Milton has little choice in the matter. By the time Skyler's proposition has been played out, Russell has already made his way into the rehab clinic in a bid to break his girlfriend and designated crack cook out.

Russell seems affable enough to begin with. But all of that swiftly changes once he's got Milton and Skyler back to his remote cabin in the country, and his true nature begins to reveal itself. What has Milton got himself into? Far, far deeper shit than even he could imagine...

That's the premise, or at least that's all you need to know for now. That's the first third of BLOOD PUNCH, in a nutshell.

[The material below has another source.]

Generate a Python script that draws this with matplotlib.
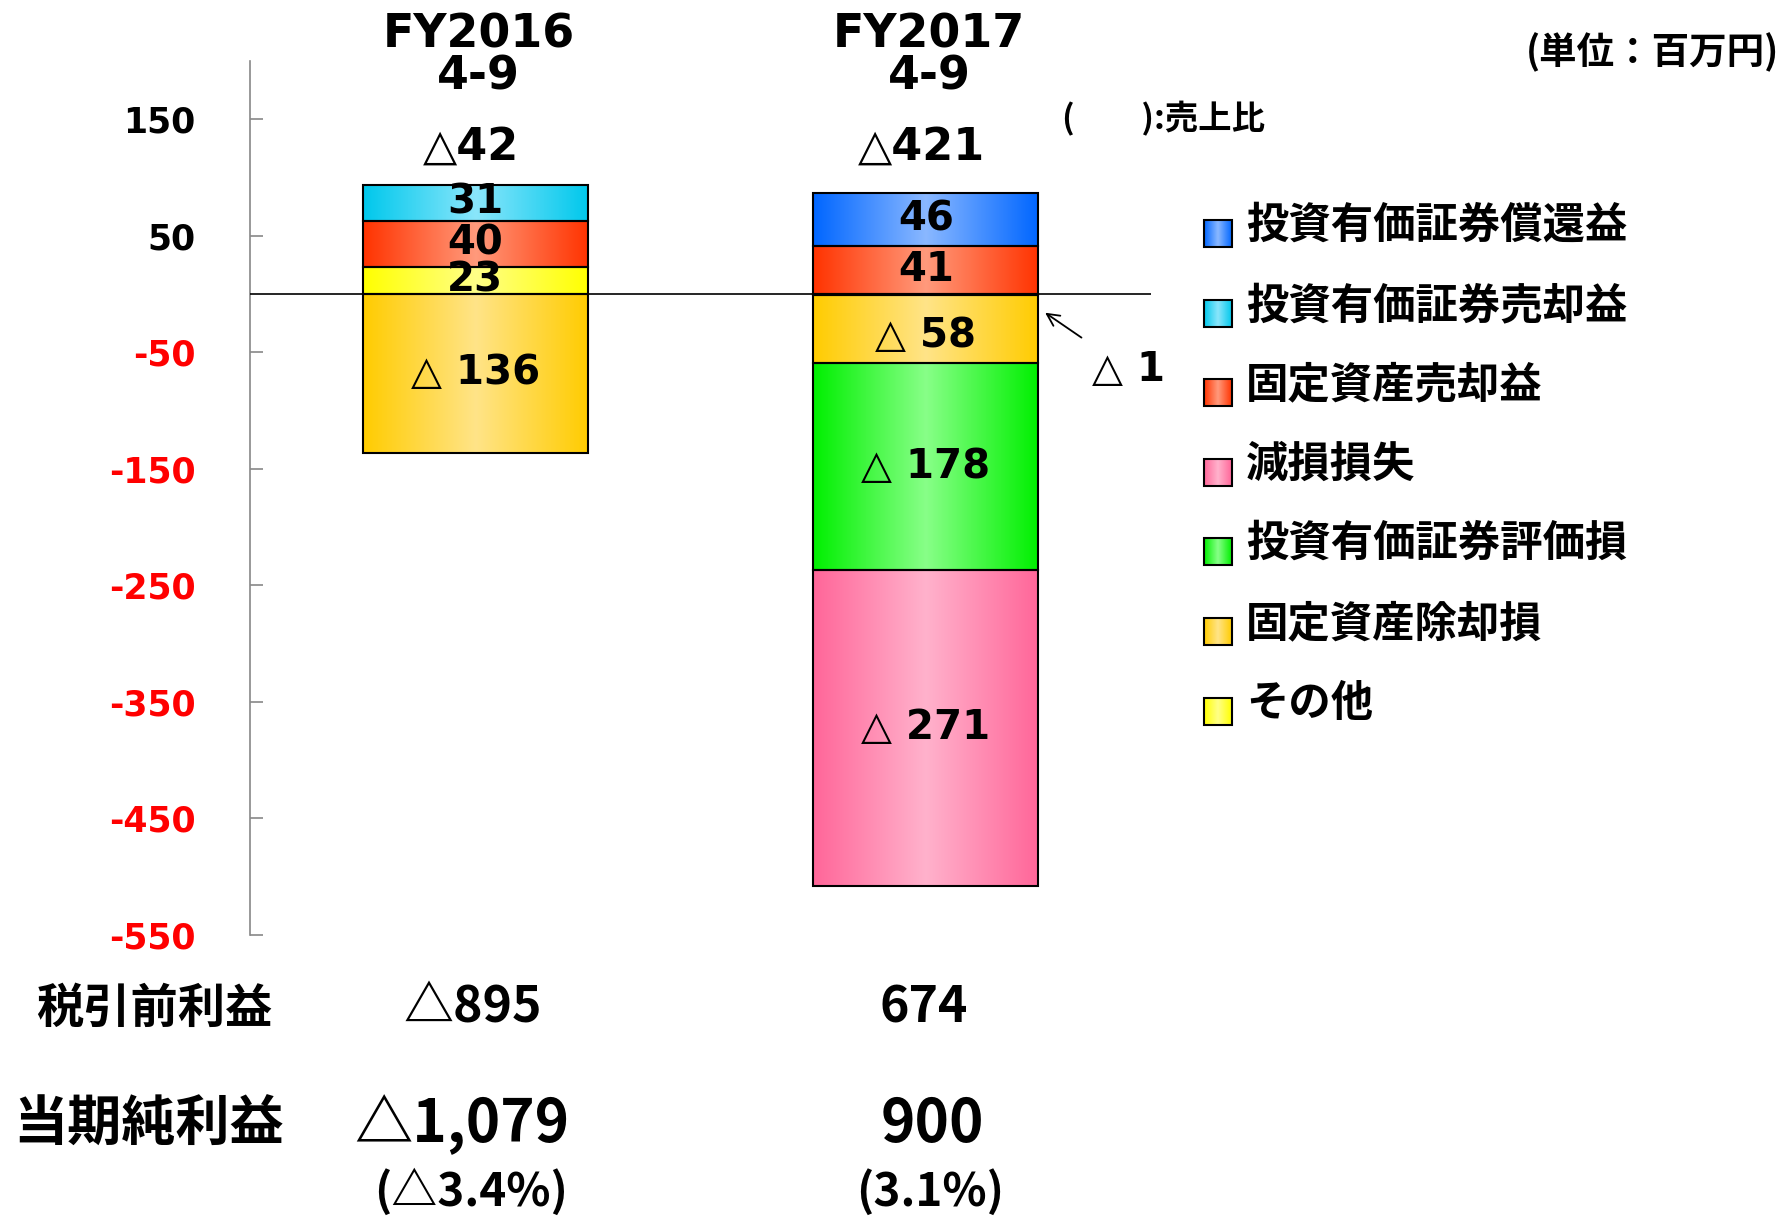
import numpy as np
import matplotlib.pyplot as plt
from matplotlib.colors import LinearSegmentedColormap

plt.rcParams['font.family'] = ['DejaVu Sans', 'Noto Sans CJK JP']
JP = ['Noto Sans CJK JP', 'DejaVu Sans']

# ---- data (百万円) ----
periods = ['FY2016\n4-9', 'FY2017\n4-9']
categories = ['投資有価証券償還益', '投資有価証券売却益', '固定資産売却益',
              '減損損失', '投資有価証券評価損', '固定資産除却損', 'その他']
redemption_gain = [0, 46]
sec_sale_gain = [31, 0]
fixed_sale_gain = [40, 41]
impairment = [0, -271]
sec_valuation_loss = [0, -178]
fixed_disposal_loss = [-136, -58]
other = [23, -1]
totals = [-42, -421]
pretax_profit = [-895, 674]
net_profit = [-1079, 900]
net_margin = [-3.4, 3.1]
yticks = [150, 50, -50, -150, -250, -350, -450, -550]

series = {
    '投資有価証券償還益': redemption_gain,
    '投資有価証券売却益': sec_sale_gain,
    '固定資産売却益': fixed_sale_gain,
    '減損損失': impairment,
    '投資有価証券評価損': sec_valuation_loss,
    '固定資産除却損': fixed_disposal_loss,
    'その他': other,
}
# (edge colour, centre colour) of the horizontal gradient
colors = {
    '投資有価証券償還益': ('#0066ff', '#8ab8ff'),
    '投資有価証券売却益': ('#00c8ec', '#8ae6fb'),
    '固定資産売却益': ('#ff3300', '#ff9a7c'),
    '減損損失': ('#ff6699', '#ffb2cc'),
    '投資有価証券評価損': ('#00f000', '#88ff88'),
    '固定資産除却損': ('#ffcc00', '#ffe488'),
    'その他': ('#ffff00', '#ffff88'),
}
# stacking order, nearest to zero first
stack_order = ['その他', '固定資産売却益', '投資有価証券売却益', '投資有価証券償還益',
               '固定資産除却損', '投資有価証券評価損', '減損損失']


def tri(v, space=''):
    return ('△' + space if v < 0 else '') + f'{abs(v):,}'


def gradient_fill(ax, patch, edge, centre, z=2):
    cmap = LinearSegmentedColormap.from_list('g', [edge, centre, edge])
    x0, y0 = patch.get_x(), patch.get_y()
    w, h = patch.get_width(), patch.get_height()
    im = ax.imshow(np.linspace(0, 1, 256)[None, :], cmap=cmap, aspect='auto',
                   extent=(x0, x0 + w, y0, y0 + h), zorder=z, interpolation='bilinear')
    im.set_clip_path(patch)


fig = plt.figure(figsize=(17.83, 12.17), dpi=100)
ax = fig.add_axes([250 / 1783, 1 - 935 / 1217, 901 / 1783, 874 / 1217])

x = np.arange(len(periods))
width = 0.5
pos_base = np.zeros(len(periods))
neg_base = np.zeros(len(periods))
small_segments = []
for cat in stack_order:
    vals = np.array(series[cat], dtype=float)
    for i, v in enumerate(vals):
        if v == 0:
            continue
        base = pos_base[i] if v > 0 else neg_base[i]
        bar = ax.bar(x[i], v, width, bottom=base, facecolor='none',
                     edgecolor='black', linewidth=1.5, zorder=3)[0]
        gradient_fill(ax, bar, *colors[cat])
        if abs(v) < 5:
            small_segments.append((i, base, v))
        else:
            off = -6 if cat == '固定資産除却損' and i == 1 else 0
            ax.text(x[i], base + v / 2 + off, tri(int(v), ' '), ha='center', va='center',
                    fontsize=29, fontweight='bold', zorder=5)
        if v > 0:
            pos_base[i] += v
        else:
            neg_base[i] += v

for i, base, v in small_segments:
    ax.annotate(tri(int(v), ' '), xy=(x[i] + width / 2 + 0.015, base - 16),
                xytext=(x[i] + 0.45, base - 65), ha='center', va='center',
                fontsize=29, fontweight='bold',
                arrowprops=dict(arrowstyle='->', lw=1.3, color='black',
                                shrinkA=12, shrinkB=0, mutation_scale=22))

for i, t in enumerate(totals):
    ax.text(x[i] - 0.01, 126, tri(t), ha='center', va='center', fontsize=32, fontweight='bold')
    ax.text(x[i] + 0.008, 204, periods[i], ha='center', va='center', fontsize=33,
            fontweight='bold', linespacing=0.92, clip_on=False)

ax.axhline(0, color='black', lw=1.2, zorder=4)
ax.set_xlim(-0.5, 1.5)
ax.set_ylim(-550, 200)
ax.set_xticks([])
ax.set_yticks(yticks)
ax.set_yticklabels([str(t) for t in yticks], fontsize=25, fontweight='bold')
for lab, t in zip(ax.get_yticklabels(), yticks):
    lab.set_color('black' if t > 0 else '#ff0000')
ax.tick_params(axis='y', direction='in', length=9, width=1.2, color='#888888', pad=39)
for s in ['top', 'right', 'bottom']:
    ax.spines[s].set_visible(False)
ax.spines['left'].set_color('#888888')
ax.spines['left'].set_linewidth(1.2)
ax.patch.set_visible(False)

# rows below the chart
ax.text(-0.712, -613, '税引前利益', ha='center', va='center', fontsize=34,
        fontweight='bold', family=JP, clip_on=False)
ax.text(-0.725, -713, '当期純利益', ha='center', va='center', fontsize=39,
        fontweight='bold', family=JP, clip_on=False)
for i in range(len(periods)):
    ax.text(x[i] - 0.005, -613, tri(pretax_profit[i]), ha='center', va='center',
            fontsize=36, fontweight='bold', family=JP, clip_on=False)
    ax.text(x[i] - 0.03 if i == 0 else x[i] + 0.015, -713, tri(net_profit[i]),
            ha='center', va='center', fontsize=42, fontweight='bold', family=JP, clip_on=False)
    m = net_margin[i]
    ax.text(x[i] - 0.01 if i == 0 else x[i] + 0.01, -771,
            '(' + ('△' if m < 0 else '') + f'{abs(m):.1f}%)',
            ha='center', va='center', fontsize=33, fontweight='bold', family=JP, clip_on=False)

# overlay in pixel coordinates for the legend and notes
lax = fig.add_axes([0, 0, 1, 1])
lax.axis('off')
legend_y = [233, 313, 392, 472, 551, 631, 711]
for cat, yc in zip(categories, legend_y):
    sq = lax.bar(1218.5, 27, 28, bottom=yc - 13.5, facecolor='none',
                 edgecolor='black', linewidth=1.5, zorder=3)[0]
    gradient_fill(lax, sq, *colors[cat])
    lax.text(1246, yc - 7, cat, ha='left', va='center', fontsize=30.5,
             fontweight='bold', family=JP)
lax.text(1779, 52, '(単位：百万円)', ha='right', va='center', fontsize=27,
         fontweight='bold', family=JP)
lax.text(1062, 119, '(\u3000\u3000):売上比', ha='left', va='center', fontsize=24,
         fontweight='bold', family=JP)
lax.set_xlim(0, 1783)
lax.set_ylim(1217, 0)

fig.savefig('out.png', dpi=100)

Suffice it to say, it gets a whole lot stranger - and darker - from there on in. But to say any more would be to ruin the fun of chancing upon this unconventional, amusing and constantly inventive horror thriller for yourselves.

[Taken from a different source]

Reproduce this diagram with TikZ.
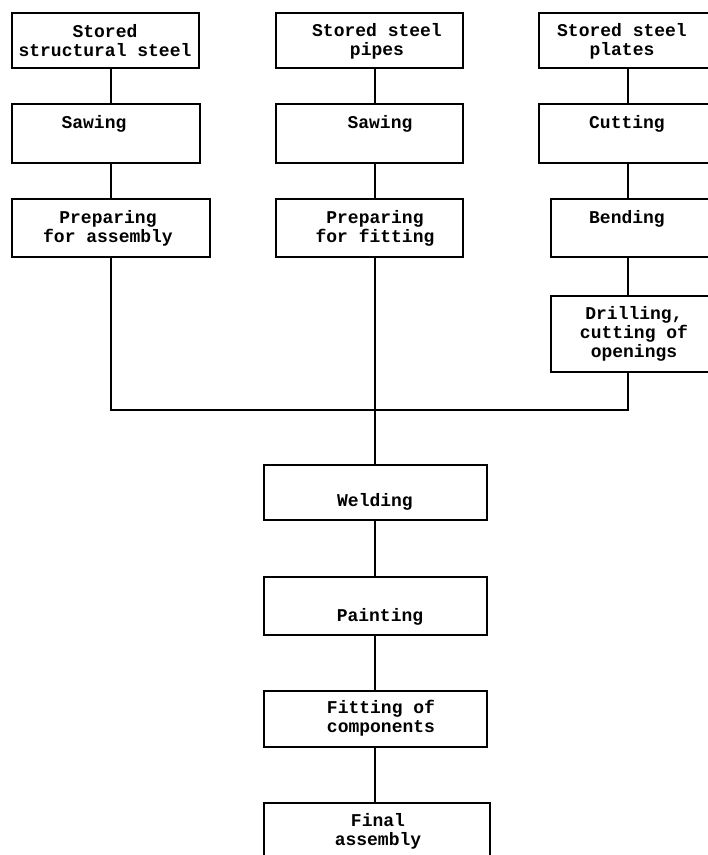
\documentclass[tikz,border=0pt]{standalone}
\usepackage{fontspec}
\setmonofont{Liberation Mono}
\newcommand{\procbox}[5]{% 名称, 左, 上, 右, 下
  \node[box, minimum width={(#4-#2)*1pt}, minimum height={(#5-#3)*1pt}] (#1) at ({(#2+#4)/2},{(#3+#5)/2}) {};}
\begin{document}
\begin{tikzpicture}[x=1pt,y=-1pt,
  box/.style={draw, line width=1.3pt, inner sep=0pt},
  lbl/.style={align=center, inner sep=0pt, font=\ttfamily\bfseries\fontsize{18}{19}\selectfont},
  link/.style={line width=1.3pt}]
% 钢材加工流程图
\useasboundingbox (0,0) rectangle (708,855);
\coordinate (c1) at (111,0);
\coordinate (c2) at (375,0);
\coordinate (c3) at (628,0);
\coordinate (join) at (375,410);
\procbox{st1}{12}{13}{199}{68}
\procbox{saw1}{12}{104}{200}{163}
\procbox{prep1}{12}{199}{210}{257}
\procbox{st2}{276}{13}{463}{68}
\procbox{saw2}{276}{104}{463}{163}
\procbox{prep2}{276}{199}{463}{257}
\procbox{st3}{539}{13}{718}{68}
\procbox{cut3}{539}{104}{718}{163}
\procbox{bend3}{551}{199}{718}{257}
\procbox{drill3}{551}{296}{718}{372}
\procbox{weld}{264}{465}{487}{520}
\procbox{paint}{264}{577}{487}{635}
\procbox{fit}{264}{691}{487}{747}
\procbox{final}{264}{803}{490}{872}
\node[lbl] (t-st1) at (105,41) {Stored\\structural steel};
\node[lbl] (t-saw1) at (94,124) {Sawing};
\node[lbl] (t-prep1) at (108,228) {Preparing\\for assembly};
\node[lbl] (t-st2) at (377,41) {Stored steel\\pipes};
\node[lbl] (t-saw2) at (380,124) {Sawing};
\node[lbl] (t-prep2) at (375,228) {Preparing\\for fitting};
\node[lbl] (t-st3) at (622,41) {Stored steel\\plates};
\node[lbl] (t-cut3) at (627,124) {Cutting};
\node[lbl] (t-bend3) at (627,219) {Bending};
\node[lbl] (t-drill3) at (634,334) {Drilling,\\cutting of\\openings};
\node[lbl] (t-weld) at (375,502) {Welding};
\node[lbl] (t-paint) at (380,617) {Painting};
\node[lbl] (t-fit) at (381,718) {Fitting of\\components};
\node[lbl] (t-final) at (378,831) {Final\\assembly};
\draw[link] (st1.south -| c1) -- (saw1.north -| c1);
\draw[link] (saw1.south -| c1) -- (prep1.north -| c1);
\draw[link] (st2.south -| c2) -- (saw2.north -| c2);
\draw[link] (saw2.south -| c2) -- (prep2.north -| c2);
\draw[link] (st3.south -| c3) -- (cut3.north -| c3);
\draw[link] (cut3.south -| c3) -- (bend3.north -| c3);
\draw[link] (bend3.south -| c3) -- (drill3.north -| c3);
\draw[link] (prep1.south -| c1) |- (join) -| (drill3.south -| c3);
\draw[link] (prep2.south -| c2) -- (weld.north -| c2);
\draw[link] (weld.south -| c2) -- (paint.north -| c2);
\draw[link] (paint.south -| c2) -- (fit.north -| c2);
\draw[link] (fit.south -| c2) -- (final.north -| c2);
\end{tikzpicture}
\end{document}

What I can tell you is that production values are strong, often belying the apparent small budget. The cast are spunky and convincing, with Cawthorne in particular impressing as the affable, misguided antihero. Genre fans will recognise him as the lead in the equally enjoyable DEATHGASM. He's slightly more reserved but no less quirky here. Boyland plays the villain with a calm menace which really works in his favour as the tension escalates and events move from the sinister to the downright insane.

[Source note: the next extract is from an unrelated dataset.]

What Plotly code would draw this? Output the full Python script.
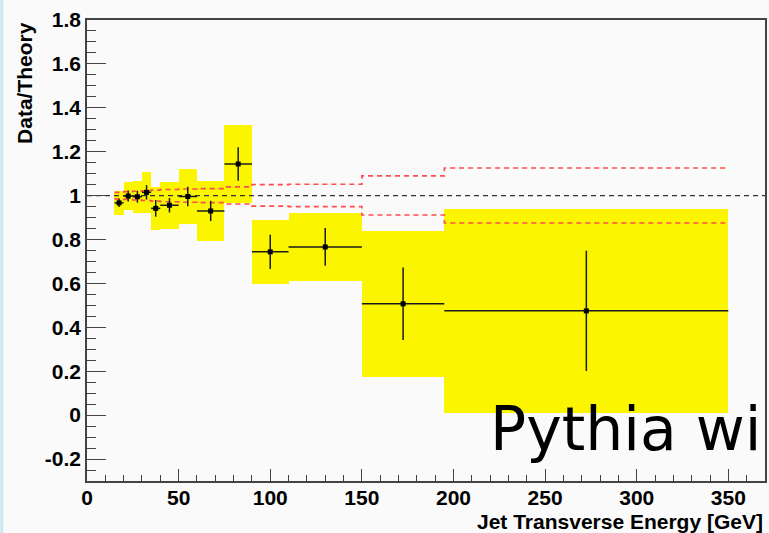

And BLOOD PUNCH does approach insanity on several occasions. That director Madellaine Paxson can consistently ground Eddie Guzelian's nutty screenplay and make even the maddest stories seem palatable is some feat.

With plenty of agreeable humour, twisted gore and its fair share of sexiness, it's also heartening to report that BLOOD PUNCH benefits from good pacing and an effective score. The denouement is a tad weak, granted, but the good far outweighs the bad.

BLOOD PUNCH is presented uncut on Bounty Films' UK DVD, in a healthy-looking 16x9 transfer. Everything appears to be correctly framed, while images are crisp and detail is fine. Flesh tones look accurate throughout; colours are vibrant alongside solid blacks and a pleasing absence of any compression-related issues.

English 2.0 audio fares well too - it's clear, clean and consistent throughout.

The disc opens to a static main menu page. From there, a static scene selection menu offers access to the film across two screens via 12 chapters.

A welcome array of bonus material begins with an audio commentary from Cawthorne, who's joined by a pair of moderators who are introduced as being "David" and "Les Morris" (I'm assuming the latter is tuning in via Skype or something similar - he's quite muffled for the most part). They're clearly big fans of the film and bounce around enthusiastically for the duration of playback. Cawthorne is a little less excitable, but responds to their prompts well with a wealth of both technical information and on-shoot anecdotes. It all makes for a fun listen.

Lovers of commentaries will be delighted by a second one, offered up next. This one comes courtesy of Paxson and Guzelian. This opens with a light-hearted - but entirely necessary - written disclaimer which warns that the first few minutes of the track suffer from poor audio quality. They're not kidding: the first three minutes or so are blighted by low volume and, worse, interference on the track which makes it really difficult (but not impossible) to hear Guzelian's early drinking-related source of inspiration. Bear with it though, because the audio soon clears itself up and this ends up being another most worthy, informative and fun track. It's great when the makers of an enjoyable film come across as likeable people, and such is the case here.

17 minutes of deleted scenes - six on total - are vaguely interesting but only offer extraneous detail. Certainly the film would've felt like a hard slog, had they made the final cut.

We also get 9 minutes of enjoyable production outtakes. The shoot looks to have been a fairly relaxed, good-natured one.

Two trailers clock in at a combined length of just under 3 minutes. They're different enough to both be valid, but both manage to convey the plot with plenty of emphasis on the film's winning blend of humour, gore and sexiness.

BLOOD PUNCH is engaging, spirited and inventive. It's a lot of fun. It looks great on Bounty's disc, and is furnished with a host of intriguing, contextual extras.